#### [Goal]
Your task is to filter the data below down to the lines holding "code".

━━━━━━━━━━━━━━━━

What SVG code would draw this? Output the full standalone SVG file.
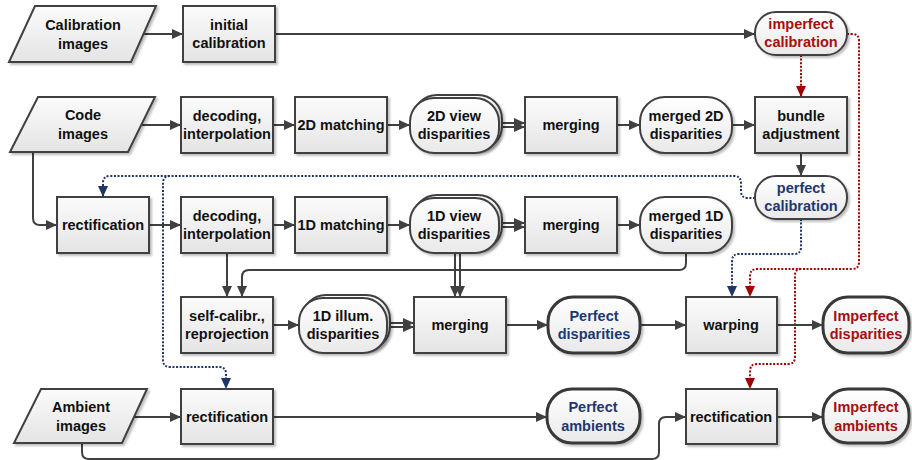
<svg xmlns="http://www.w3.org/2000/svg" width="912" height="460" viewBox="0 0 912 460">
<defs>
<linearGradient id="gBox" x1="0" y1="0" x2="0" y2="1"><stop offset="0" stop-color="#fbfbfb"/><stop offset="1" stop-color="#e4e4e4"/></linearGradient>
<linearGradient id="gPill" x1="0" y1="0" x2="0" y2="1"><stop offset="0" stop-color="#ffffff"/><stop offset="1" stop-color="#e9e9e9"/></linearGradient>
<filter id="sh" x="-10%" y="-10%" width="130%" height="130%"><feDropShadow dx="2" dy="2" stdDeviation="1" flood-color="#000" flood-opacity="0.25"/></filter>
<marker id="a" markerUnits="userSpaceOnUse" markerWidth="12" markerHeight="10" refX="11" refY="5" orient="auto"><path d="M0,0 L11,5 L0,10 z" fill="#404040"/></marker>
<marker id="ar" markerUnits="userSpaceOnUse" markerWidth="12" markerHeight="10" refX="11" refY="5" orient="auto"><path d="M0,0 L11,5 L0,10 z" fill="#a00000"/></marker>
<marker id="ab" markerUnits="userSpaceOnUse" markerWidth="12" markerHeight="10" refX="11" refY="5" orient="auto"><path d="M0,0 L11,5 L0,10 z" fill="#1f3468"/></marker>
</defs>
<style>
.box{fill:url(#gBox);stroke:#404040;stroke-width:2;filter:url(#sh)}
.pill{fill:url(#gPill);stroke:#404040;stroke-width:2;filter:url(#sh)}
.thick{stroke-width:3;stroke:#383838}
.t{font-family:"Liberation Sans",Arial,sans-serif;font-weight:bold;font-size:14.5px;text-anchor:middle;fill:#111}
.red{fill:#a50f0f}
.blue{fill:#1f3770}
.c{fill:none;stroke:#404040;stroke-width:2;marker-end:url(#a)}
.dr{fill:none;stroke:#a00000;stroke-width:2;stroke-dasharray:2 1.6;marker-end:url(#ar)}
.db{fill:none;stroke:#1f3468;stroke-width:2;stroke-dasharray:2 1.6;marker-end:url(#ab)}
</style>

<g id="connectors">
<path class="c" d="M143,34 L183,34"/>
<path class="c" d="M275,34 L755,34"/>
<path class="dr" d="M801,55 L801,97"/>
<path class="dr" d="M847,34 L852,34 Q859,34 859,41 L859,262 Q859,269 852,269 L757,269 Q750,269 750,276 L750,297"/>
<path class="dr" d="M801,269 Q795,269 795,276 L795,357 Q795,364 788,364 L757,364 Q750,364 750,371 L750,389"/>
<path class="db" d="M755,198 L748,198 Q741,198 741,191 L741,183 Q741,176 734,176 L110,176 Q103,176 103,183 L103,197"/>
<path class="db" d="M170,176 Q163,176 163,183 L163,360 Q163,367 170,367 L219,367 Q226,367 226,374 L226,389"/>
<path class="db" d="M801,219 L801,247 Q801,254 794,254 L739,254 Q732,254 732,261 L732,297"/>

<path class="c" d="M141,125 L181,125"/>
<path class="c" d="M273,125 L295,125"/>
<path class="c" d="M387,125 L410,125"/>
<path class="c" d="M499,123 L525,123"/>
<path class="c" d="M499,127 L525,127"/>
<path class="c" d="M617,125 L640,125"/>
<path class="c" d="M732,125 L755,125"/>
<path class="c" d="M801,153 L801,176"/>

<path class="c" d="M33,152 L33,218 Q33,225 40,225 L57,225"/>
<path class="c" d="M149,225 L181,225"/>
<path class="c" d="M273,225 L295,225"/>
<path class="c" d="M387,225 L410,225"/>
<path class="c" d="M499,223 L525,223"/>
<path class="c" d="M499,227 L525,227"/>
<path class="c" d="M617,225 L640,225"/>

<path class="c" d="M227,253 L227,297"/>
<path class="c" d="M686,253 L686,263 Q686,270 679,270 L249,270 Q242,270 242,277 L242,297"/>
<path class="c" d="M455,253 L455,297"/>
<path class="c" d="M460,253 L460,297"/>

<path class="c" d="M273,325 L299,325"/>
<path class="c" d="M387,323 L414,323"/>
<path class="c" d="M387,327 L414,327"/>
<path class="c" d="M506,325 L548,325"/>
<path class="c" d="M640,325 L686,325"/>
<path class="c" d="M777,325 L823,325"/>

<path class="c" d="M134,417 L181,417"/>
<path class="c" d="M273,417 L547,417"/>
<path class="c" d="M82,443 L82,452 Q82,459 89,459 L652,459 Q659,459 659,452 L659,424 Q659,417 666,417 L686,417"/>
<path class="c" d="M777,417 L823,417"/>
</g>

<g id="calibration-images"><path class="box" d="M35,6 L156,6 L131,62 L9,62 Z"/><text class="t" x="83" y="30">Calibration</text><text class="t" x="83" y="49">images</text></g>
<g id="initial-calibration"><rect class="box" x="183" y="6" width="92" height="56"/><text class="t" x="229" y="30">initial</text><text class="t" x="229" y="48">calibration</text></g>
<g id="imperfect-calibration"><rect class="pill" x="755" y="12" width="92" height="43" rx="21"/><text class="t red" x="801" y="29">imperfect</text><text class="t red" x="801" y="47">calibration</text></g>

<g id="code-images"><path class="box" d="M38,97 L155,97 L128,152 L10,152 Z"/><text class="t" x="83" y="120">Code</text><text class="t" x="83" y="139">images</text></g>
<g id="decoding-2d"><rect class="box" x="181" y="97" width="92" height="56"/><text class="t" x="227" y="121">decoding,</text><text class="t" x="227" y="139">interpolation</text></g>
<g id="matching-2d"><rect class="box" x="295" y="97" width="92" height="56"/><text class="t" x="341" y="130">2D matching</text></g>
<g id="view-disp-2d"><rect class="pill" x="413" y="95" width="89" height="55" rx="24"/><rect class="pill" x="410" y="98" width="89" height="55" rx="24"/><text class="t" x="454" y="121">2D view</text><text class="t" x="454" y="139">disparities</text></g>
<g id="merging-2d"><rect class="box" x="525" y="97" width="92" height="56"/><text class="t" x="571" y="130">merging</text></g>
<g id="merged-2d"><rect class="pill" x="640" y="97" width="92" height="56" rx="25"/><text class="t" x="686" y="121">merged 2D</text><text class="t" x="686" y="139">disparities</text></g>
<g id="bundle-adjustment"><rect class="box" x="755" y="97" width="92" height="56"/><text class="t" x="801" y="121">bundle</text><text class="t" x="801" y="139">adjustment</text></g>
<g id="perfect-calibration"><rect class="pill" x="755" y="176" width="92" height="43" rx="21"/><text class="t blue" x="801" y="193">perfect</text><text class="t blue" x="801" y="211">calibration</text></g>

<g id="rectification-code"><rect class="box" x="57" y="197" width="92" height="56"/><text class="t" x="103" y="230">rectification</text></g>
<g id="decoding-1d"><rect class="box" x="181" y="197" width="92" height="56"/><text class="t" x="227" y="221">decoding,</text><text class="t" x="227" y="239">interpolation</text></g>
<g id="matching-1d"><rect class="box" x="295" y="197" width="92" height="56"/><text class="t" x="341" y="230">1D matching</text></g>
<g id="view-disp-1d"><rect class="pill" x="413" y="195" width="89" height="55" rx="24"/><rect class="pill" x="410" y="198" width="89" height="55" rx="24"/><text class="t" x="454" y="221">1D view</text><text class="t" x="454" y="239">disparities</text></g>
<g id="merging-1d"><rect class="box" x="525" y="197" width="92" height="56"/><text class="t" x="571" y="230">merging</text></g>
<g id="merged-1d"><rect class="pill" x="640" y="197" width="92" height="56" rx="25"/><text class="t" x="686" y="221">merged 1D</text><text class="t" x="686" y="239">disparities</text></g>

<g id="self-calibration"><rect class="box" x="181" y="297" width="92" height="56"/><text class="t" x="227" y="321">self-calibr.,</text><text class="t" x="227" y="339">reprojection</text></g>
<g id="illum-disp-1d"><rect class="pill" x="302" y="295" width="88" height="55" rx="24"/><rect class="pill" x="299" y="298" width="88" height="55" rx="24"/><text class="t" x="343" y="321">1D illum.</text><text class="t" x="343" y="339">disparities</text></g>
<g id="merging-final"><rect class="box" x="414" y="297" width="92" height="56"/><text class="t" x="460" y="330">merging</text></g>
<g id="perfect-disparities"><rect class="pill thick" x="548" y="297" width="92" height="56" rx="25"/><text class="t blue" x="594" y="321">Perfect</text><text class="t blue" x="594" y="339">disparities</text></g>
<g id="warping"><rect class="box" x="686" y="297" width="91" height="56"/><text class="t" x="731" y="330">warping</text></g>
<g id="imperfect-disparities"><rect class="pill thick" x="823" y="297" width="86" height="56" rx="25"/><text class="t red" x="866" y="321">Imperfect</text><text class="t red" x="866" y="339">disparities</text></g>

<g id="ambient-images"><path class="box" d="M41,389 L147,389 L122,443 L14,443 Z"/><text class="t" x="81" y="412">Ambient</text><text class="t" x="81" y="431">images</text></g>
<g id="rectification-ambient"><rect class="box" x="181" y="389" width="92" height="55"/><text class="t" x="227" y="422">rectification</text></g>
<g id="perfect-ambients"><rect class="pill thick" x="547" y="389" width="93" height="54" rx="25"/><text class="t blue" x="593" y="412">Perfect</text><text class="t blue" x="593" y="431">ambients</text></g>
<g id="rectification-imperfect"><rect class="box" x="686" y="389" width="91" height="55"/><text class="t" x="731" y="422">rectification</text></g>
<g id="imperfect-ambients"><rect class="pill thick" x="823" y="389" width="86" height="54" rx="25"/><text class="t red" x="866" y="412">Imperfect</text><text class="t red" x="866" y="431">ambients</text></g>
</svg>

━━━━━━━━━━━━━━━━

#### [The completed task]
What SVG code would draw this? Output the full standalone SVG file.
<g id="code-images"><path class="box" d="M38,97 L155,97 L128,152 L10,152 Z"/><text class="t" x="83" y="120">Code</text><text class="t" x="83" y="139">images</text></g>
<g id="rectification-code"><rect class="box" x="57" y="197" width="92" height="56"/><text class="t" x="103" y="230">rectification</text></g>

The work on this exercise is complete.